**To be done**
Leave out any pictures and transcribe all other data below exactly.

**Data provided**
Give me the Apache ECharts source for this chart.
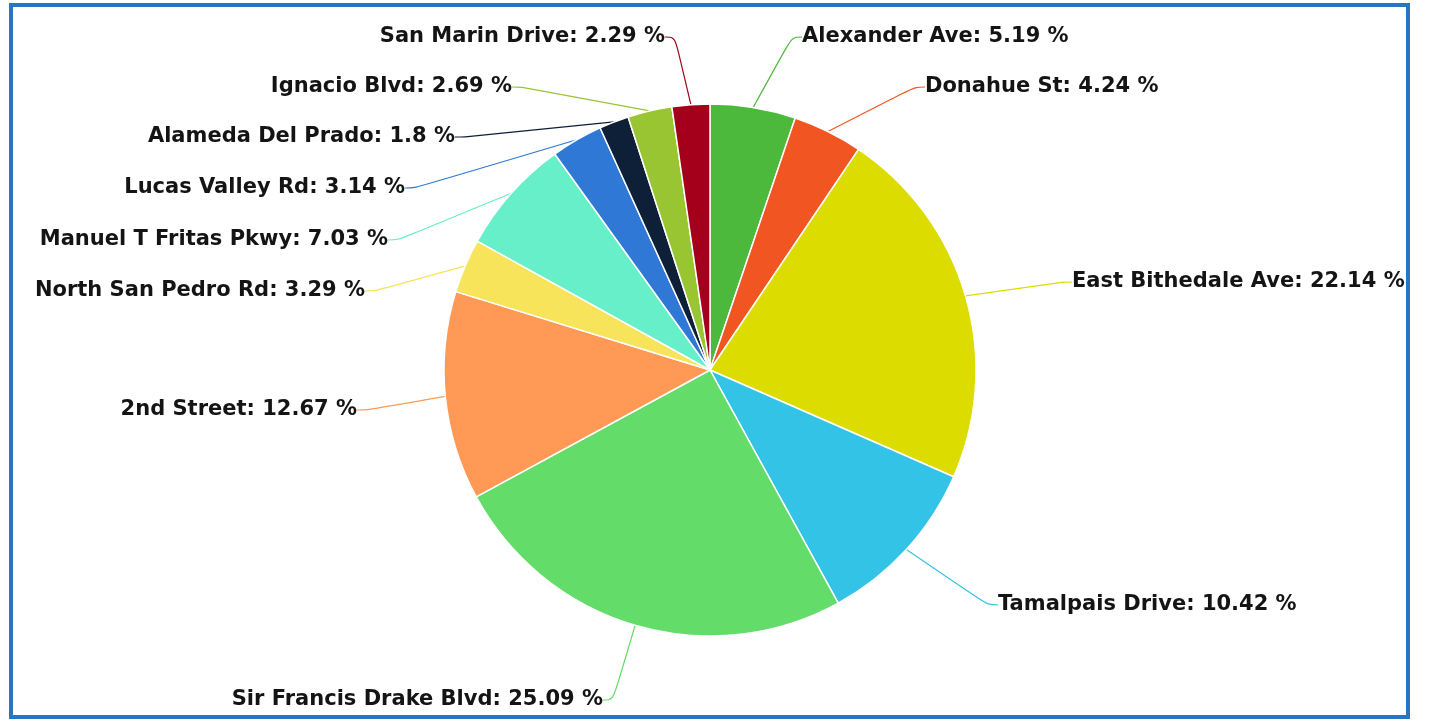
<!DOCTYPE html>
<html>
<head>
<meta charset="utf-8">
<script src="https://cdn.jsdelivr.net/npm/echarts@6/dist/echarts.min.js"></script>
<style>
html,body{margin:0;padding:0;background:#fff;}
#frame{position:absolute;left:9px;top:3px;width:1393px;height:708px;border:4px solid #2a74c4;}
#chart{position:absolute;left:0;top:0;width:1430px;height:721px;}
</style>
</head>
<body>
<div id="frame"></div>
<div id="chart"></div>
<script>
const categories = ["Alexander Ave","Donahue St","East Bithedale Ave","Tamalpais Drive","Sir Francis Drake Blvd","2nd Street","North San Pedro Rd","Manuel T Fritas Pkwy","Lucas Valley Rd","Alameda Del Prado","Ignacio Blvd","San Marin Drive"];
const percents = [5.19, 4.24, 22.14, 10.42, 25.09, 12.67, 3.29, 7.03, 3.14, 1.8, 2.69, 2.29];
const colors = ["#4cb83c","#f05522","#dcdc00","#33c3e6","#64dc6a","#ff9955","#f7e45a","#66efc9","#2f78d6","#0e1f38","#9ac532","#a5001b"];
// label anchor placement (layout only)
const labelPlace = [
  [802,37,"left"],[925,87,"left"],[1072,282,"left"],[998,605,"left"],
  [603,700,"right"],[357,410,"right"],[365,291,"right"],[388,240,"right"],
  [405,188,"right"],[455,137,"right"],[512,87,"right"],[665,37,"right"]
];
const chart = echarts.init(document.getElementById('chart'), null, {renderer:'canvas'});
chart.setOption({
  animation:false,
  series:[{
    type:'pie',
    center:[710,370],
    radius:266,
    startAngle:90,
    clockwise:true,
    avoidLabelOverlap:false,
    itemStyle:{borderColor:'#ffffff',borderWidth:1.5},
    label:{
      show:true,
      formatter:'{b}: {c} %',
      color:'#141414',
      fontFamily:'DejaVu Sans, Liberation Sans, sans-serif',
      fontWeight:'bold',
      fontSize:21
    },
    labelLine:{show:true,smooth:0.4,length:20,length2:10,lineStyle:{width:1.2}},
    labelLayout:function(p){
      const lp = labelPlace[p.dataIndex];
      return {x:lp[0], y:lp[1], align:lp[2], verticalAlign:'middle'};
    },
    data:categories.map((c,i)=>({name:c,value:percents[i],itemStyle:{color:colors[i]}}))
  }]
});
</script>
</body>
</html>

**The completed task**
Give me the Apache ECharts source for this chart.
<!DOCTYPE html>
<html>
<head>
<meta charset="utf-8">
<script src="https://cdn.jsdelivr.net/npm/echarts@6/dist/echarts.min.js"></script>
<style>
html,body{margin:0;padding:0;background:#fff;}
#frame{position:absolute;left:9px;top:3px;width:1393px;height:708px;border:4px solid #2a74c4;}
#chart{position:absolute;left:0;top:0;width:1430px;height:721px;}
</style>
</head>
<body>
<div id="frame"></div>
<div id="chart"></div>
<script>
const categories = ["Alexander Ave","Donahue St","East Bithedale Ave","Tamalpais Drive","Sir Francis Drake Blvd","2nd Street","North San Pedro Rd","Manuel T Fritas Pkwy","Lucas Valley Rd","Alameda Del Prado","Ignacio Blvd","San Marin Drive"];
const percents = [5.19, 4.24, 22.14, 10.42, 25.09, 12.67, 3.29, 7.03, 3.14, 1.8, 2.69, 2.29];
const colors = ["#4cb83c","#f05522","#dcdc00","#33c3e6","#64dc6a","#ff9955","#f7e45a","#66efc9","#2f78d6","#0e1f38","#9ac532","#a5001b"];
// label anchor placement (layout only)
const labelPlace = [
  [802,37,"left"],[925,87,"left"],[1072,282,"left"],[998,605,"left"],
  [603,700,"right"],[357,410,"right"],[365,291,"right"],[388,240,"right"],
  [405,188,"right"],[455,137,"right"],[512,87,"right"],[665,37,"right"]
];
const chart = echarts.init(document.getElementById('chart'), null, {renderer:'canvas'});
chart.setOption({
  animation:false,
  series:[{
    type:'pie',
    center:[710,370],
    radius:266,
    startAngle:90,
    clockwise:true,
    avoidLabelOverlap:false,
    itemStyle:{borderColor:'#ffffff',borderWidth:1.5},
    label:{
      show:true,
      formatter:'{b}: {c} %',
      color:'#141414',
      fontFamily:'DejaVu Sans, Liberation Sans, sans-serif',
      fontWeight:'bold',
      fontSize:21
    },
    labelLine:{show:true,smooth:0.4,length:20,length2:10,lineStyle:{width:1.2}},
    labelLayout:function(p){
      const lp = labelPlace[p.dataIndex];
      return {x:lp[0], y:lp[1], align:lp[2], verticalAlign:'middle'};
    },
    data:categories.map((c,i)=>({name:c,value:percents[i],itemStyle:{color:colors[i]}}))
  }]
});
</script>
</body>
</html>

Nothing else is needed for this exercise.